Strong decline in retail sales at the beginning of the year
According to the Central Statistical Office (GUS) data released today, nominal retail sales in enterprises employing more than 9 people fell by 6.0% YoY in January, vs. a 0.8% drop in December, which was below market consensus (-5.0%) and above our forecast (-6.5%). The sales growth rate in constant prices dropped in January to -6.0% YoY vs. -0.8% in December. This means that real retail sales growth rate has been equal to the nominal one for the third month in a row. Seasonally adjusted retail sales in constant prices were 1.8% lower in January vs. December. We estimate that the seasonally adjusted level of retail sales was 4.2% lower in January than in February 2020, when the pandemic had not yet had a strong negative impact on household spending.
Retail sales strongly influenced by restrictions
The main reason for the strong decline in retail sales growth rate between December and January was the tightening of administrative restrictions to limit new COVID-19 cases, including in particular the closure of shopping malls from 28 December 2020. The decision to close shopping malls was communicated well in advance, hence we believe that some consumers shifted their January shopping to December, encouraged also by numerous price cuts introduced by shops (see MACROpulse of 22/01/2021), which further favoured such decisions. The effect of shopping mall closures was primarily reflected in a strong decline in real sales growth rate in the category of "textiles, clothing, footwear” (-40.8% YoY in January vs. -10.9% in December). Also noteworthy in the data is a marked deepening of the decline in sales in the "solid, liquid and gaseous fuels" category (-16.4% YoY vs. -10.3%). In our view, this is the result of the reduced mobility of the population given the tighter administrative restrictions, in particular hotel closures and the decision that winter holidays for all students would take place at the same time (reduced travel in January, holidays and remote working due to the need to care for children during school-free days). We believe that the cold and snowy winter, which limited the shopping activity of some consumers, probably also had a negative impact on retail sales growth rate. Interestingly, an increase in retail sales growth was recorded in the "furniture, consumer electronics, household appliances" category (7.1% vs. 3.5%). This indicates continued strong consumer demand for durable goods. It is worth noting that this was the only category in which sales increased in January on an annual basis.

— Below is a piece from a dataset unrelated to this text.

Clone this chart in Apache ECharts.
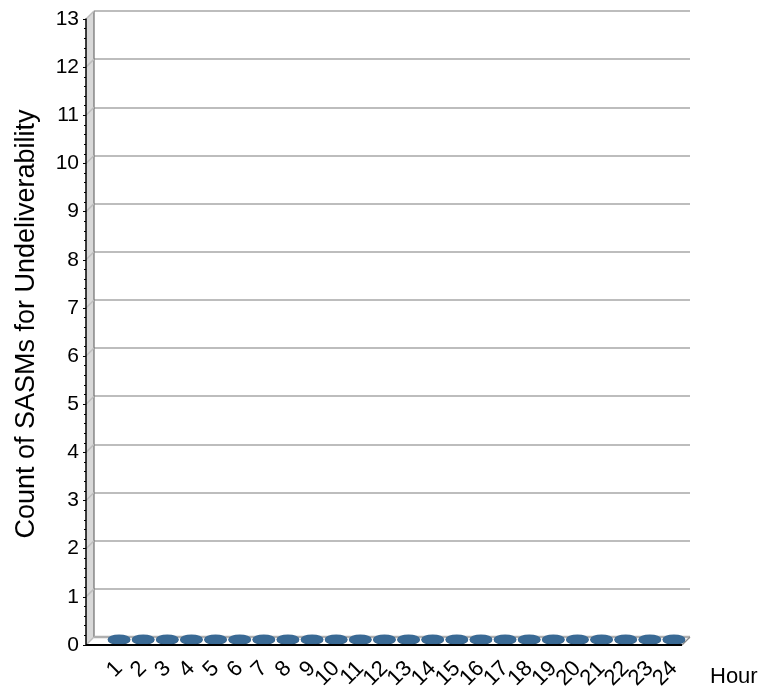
<!DOCTYPE html>
<html>
<head>
<meta charset="utf-8">
<script src="https://cdn.jsdelivr.net/npm/echarts@6/dist/echarts.min.js"></script>
<style>
  html, body { margin: 0; padding: 0; background: #fff; }
  #chart { width: 778px; height: 691px; }
</style>
</head>
<body>
<div id="chart"></div>
<script>
// Hour of day categories
const hours = ['1', '2', '3', '4', '5', '6', '7', '8', '9', '10', '11', '12',
               '13', '14', '15', '16', '17', '18', '19', '20', '21', '22', '23', '24'];
// Count of SASMs flagged for undeliverability per hour
const sasmCounts = [0, 0, 0, 0, 0, 0, 0, 0, 0, 0, 0, 0,
                    0, 0, 0, 0, 0, 0, 0, 0, 0, 0, 0, 0];
// Value axis range
const yMin = 0;
const yMax = 13;
const yStep = 1;

const FONT = '"Liberation Sans", Arial, sans-serif';
const DEPTH = 8;            // 3D depth offset of the back plane, px
const GRID_GRAY = '#bdbdbd';
const BAR_BLUE = '#3a6a95';

const chart = echarts.init(document.getElementById('chart'), null, { renderer: 'canvas' });

const option = {
  animation: false,
  textStyle: { fontFamily: FONT },
  grid: [
    // back plane (grid lines)
    { left: 86 + DEPTH, top: 19 - DEPTH, width: 596, height: 626, outerBoundsMode: 'none', containLabel: false },
    // front plane (value axis)
    { left: 86, top: 19, width: 596, height: 626, outerBoundsMode: 'none', containLabel: false },
    // category bands for the cylinders
    { left: 107, top: 19, width: 579, height: 626, outerBoundsMode: 'none', containLabel: false }
  ],
  xAxis: [
    { gridIndex: 0, type: 'value', min: 0, max: 1, show: false },
    { gridIndex: 1, type: 'value', min: 0, max: 1, show: false },
    {
      gridIndex: 2, type: 'category', data: hours,
      axisLine: { show: false }, axisTick: { show: false },
      axisLabel: { interval: 0, rotate: 45, margin: 20, fontSize: 22, color: '#000', fontFamily: FONT },
      name: 'Hour', nameLocation: 'end', nameGap: 24,
      nameTextStyle: { fontSize: 22, color: '#000', fontFamily: FONT, verticalAlign: 'top', lineHeight: 64 }
    }
  ],
  yAxis: [
    {
      gridIndex: 0, type: 'value', min: yMin, max: yMax, interval: yStep,
      axisLine: { show: false }, axisTick: { show: false }, axisLabel: { show: false },
      splitLine: { show: true, lineStyle: { color: GRID_GRAY, width: 2 } },
      name: 'Count of SASMs for Undeliverability', nameLocation: 'middle', nameGap: 54,
      nameTextStyle: { fontSize: 27, color: '#000', fontFamily: FONT }
    },
    {
      gridIndex: 1, type: 'value', min: yMin, max: yMax, interval: yStep, z: 5,
      axisLine: { show: true, lineStyle: { color: '#000', width: 1.5 } },
      axisTick: { show: true, length: 3, lineStyle: { color: '#000' } },
      minorTick: { show: true, splitNumber: 5, length: 2, lineStyle: { color: '#000' } },
      axisLabel: { fontSize: 21, color: '#000', margin: 7, fontFamily: FONT, padding: [5, 0, 0, 0] },
      splitLine: { show: false }
    },
    { gridIndex: 2, type: 'value', min: yMin, max: yMax, show: false }
  ],
  series: [{
    type: 'custom',
    xAxisIndex: 2,
    yAxisIndex: 2,
    z: 3,
    data: sasmCounts.map((v, i) => [i, v]),
    renderItem: function (params, api) {
      const i = api.value(0);
      const v = api.value(1);
      const base = api.coord([i, 0]);
      const top = api.coord([i, v]);
      const band = api.size([1, 0])[0];
      const rx = band * 0.47;
      const ry = 5;
      const cx = base[0];
      const yBase = base[1] - ry;
      const yTop = top[1] - ry;
      const ellipse = (cy, color) => ({
        type: 'circle',
        x: cx, y: cy, scaleY: ry / rx,
        shape: { cx: 0, cy: 0, r: rx },
        style: { fill: color }
      });
      return {
        type: 'group',
        children: [
          ellipse(yBase, '#2d5578'),
          {
            type: 'rect',
            shape: { x: cx - rx, y: yTop, width: rx * 2, height: Math.max(0, yBase - yTop) },
            style: { fill: BAR_BLUE }
          },
          ellipse(yTop - 0.6, BAR_BLUE)
        ]
      };
    }
  }]
};

chart.setOption(option);

// 3D frame: side wall, floor and depth connectors, placed from the axis scales
const fy = v => chart.convertToPixel({ yAxisIndex: 1 }, v);
const by = v => chart.convertToPixel({ yAxisIndex: 0 }, v);
const fx0 = chart.convertToPixel({ xAxisIndex: 1 }, 0);
const fx1 = chart.convertToPixel({ xAxisIndex: 1 }, 1);
const bx0 = chart.convertToPixel({ xAxisIndex: 0 }, 0);
const bx1 = chart.convertToPixel({ xAxisIndex: 0 }, 1);

const frame = [];
// left wall
frame.push({
  type: 'polygon', z: 1, silent: true,
  shape: { points: [[fx0, fy(yMax)], [bx0, by(yMax)], [bx0, by(yMin)], [fx0, fy(yMin)]] },
  style: { fill: '#d9d9d9' }
});
frame.push({
  type: 'line', z: 2, silent: true,
  shape: { x1: bx0, y1: by(yMax), x2: bx0, y2: by(yMin) },
  style: { stroke: '#6e6e6e', lineWidth: 1.2 }
});
// floor
frame.push({
  type: 'polygon', z: 1, silent: true,
  shape: { points: [[fx0, fy(yMin)], [bx0, by(yMin)], [bx1, by(yMin)], [fx1, fy(yMin)]] },
  style: { fill: '#ffffff' }
});
frame.push({
  type: 'line', z: 2, silent: true,
  shape: { x1: bx0, y1: by(yMin), x2: bx1, y2: by(yMin) },
  style: { stroke: '#b0b0b0', lineWidth: 2.5 }
});
frame.push({
  type: 'line', z: 2, silent: true,
  shape: { x1: bx1, y1: by(yMin), x2: fx1, y2: fy(yMin) },
  style: { stroke: '#8a8a8a', lineWidth: 1.2 }
});
// depth connectors at each value tick
for (let v = yMin; v <= yMax; v += yStep) {
  frame.push({
    type: 'line', z: 2, silent: true,
    shape: { x1: fx0, y1: fy(v), x2: bx0, y2: by(v) },
    style: { stroke: GRID_GRAY, lineWidth: 1.5 }
  });
}
// front edge of the floor (category axis line)
frame.push({
  type: 'line', z: 10, silent: true,
  shape: { x1: fx0, y1: fy(yMin), x2: fx1, y2: fy(yMin) },
  style: { stroke: '#000', lineWidth: 2 }
});

chart.setOption({ graphic: { elements: frame } });
</script>
</body>
</html>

Significant decline in construction activity
According to the Central Statistical Office (GUS), construction and assembly production decreased by 10.0% YoY in January vs. a 3.4% increase in December, which was below market consensus (-7.3%) and above our forecast (-11.9%). The main reason for the decline in construction and assembly production growth rate between December and January was the abatement of the low base effect, which had significantly boosted construction and assembly production growth rate in December last year (December 2019 saw a relatively strong MoM decline in production - see MACROpulse of 22/1/2021). The unfavourable difference in the number of working days (in December last year it was 1 more than in 2019, while in January this year it was 2 less than in 2020) also had an impact on the decline in the growth rate of construction and assembly production. The growth rate of construction and assembly production in January was also negatively affected by low temperatures and snow cover, which made it impossible to carry out some construction work. Seasonally adjusted construction and assembly production declined in January by 1.7% MoM. We estimate that the January level of construction and assembly production was 11.3% lower than in February last year.

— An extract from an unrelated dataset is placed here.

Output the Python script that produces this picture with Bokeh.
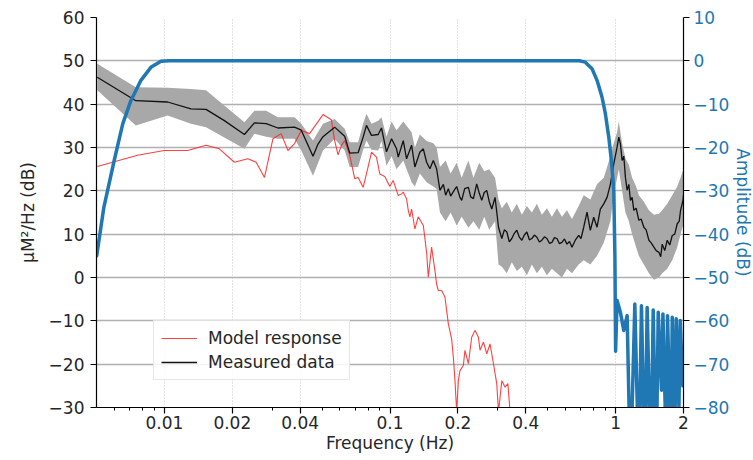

Reduced construction activity will persist into H2 2021
The decrease in the construction and assembly production growth rate in January was recorded in all sections of the construction industry: "construction of civil engineering facilities" (-5.0% YoY vs. -1.0% YoY in December), "construction of buildings" (-14.4% vs. 4.1%) and "specialised construction" (-10.1% vs. 12.0%). This confirms our assessment from a month ago that the increase in production growth rate recorded in December in the three above-mentioned activities was temporary. The data on construction and assembly production and its structure indicates continued low activity in the construction industry, which is mainly due to a strong decline in investment by enterprises. We maintain our assessment that the reduced activity in construction will persist until H2 2021, when the recovery in investment by enterprises and the acceleration in public investment will contribute to a marked increase in construction and assembly production. What supports our scenario is the persistently low, compared to the pre-pandemic period, GUS business sentiment indicator showing the domestic orders portfolio of construction companies.

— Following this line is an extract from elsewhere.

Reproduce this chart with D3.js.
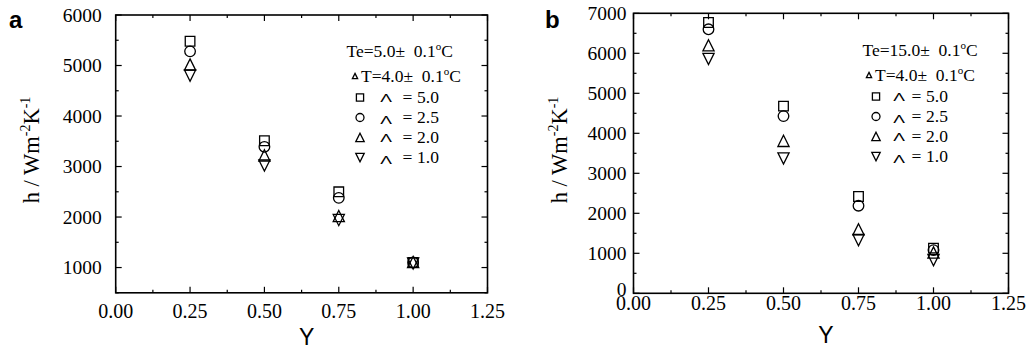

Further data confirms upward risks to Q1 GDP growth rate
Today's better-than-expected retail sales and construction and assembly production data, combined with this week's industrial production, and employment and average wages data in the sector of enterprises, signal upside risk to our Q1 GDP forecast (-1.0% YoY vs. -2.8% in Q4 2020). Upside risk to our forecasts is also indicated by preliminary PMIs for major Eurozone economies published today, which have confirmed continued high activity in German manufacturing, which will support Polish exports in the coming months. We will discuss this topic in more detail in the upcoming MACROmap.
Today's weaker-than-market consensus data on retail sales and construction and assembly production is slightly negative for the PLN and Polish bond yields.